YouTube Music team laid off by Google while workers testified to Austin City Council about working conditions::Some workers learned of the YouTube Music layoffs while testifying to the Austin city council about Google’s refusal to negotiate with the union.
If the team is finding out that their job ends on the same day, it’s totally Google’s doing, and not the vendor company.
Google loves cheap, disposable workers, that why half of their workers are contractors.
I mean, if you’re a contractor and they haven’t discussed extending more than a month ahead of time, expect your contract to end on its end date. That’s just common sense.
They did tell these employees to not worry about their contract ending, that it would be extended.
You assume the cognizant employees are privy to the contract terms.
I would never sign a contract without knowing the details.
Easy to say that if there is food already on your table.
I can’t believe it’s controversial to say you should read a contract before you sign it.
The important part here is your signally that you do not side with workers. You are a class traitor. How you justify it does not matter.
Lol ok Hun.

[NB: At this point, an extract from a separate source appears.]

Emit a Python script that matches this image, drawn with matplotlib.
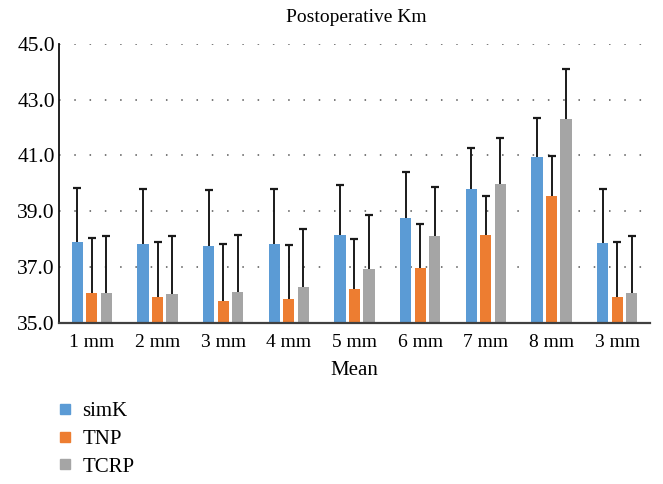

You tell me that when you need to pay bills and it’s the only offer on the table, idiot.
apparently you are the one in a position to pick and choose and look down on those who aren’t as clever as you.
wow, that is so brave and sexy of you
It’s brave to read a contract before you sign it? I guess I’m the bravest then, cuz not doing so is stupid.
Cognizant employees don’t sign a contract. They are W2 employees, who are “contracted out” to other companies. The contract is between Cognizant and the third party. The employee literally never sees it.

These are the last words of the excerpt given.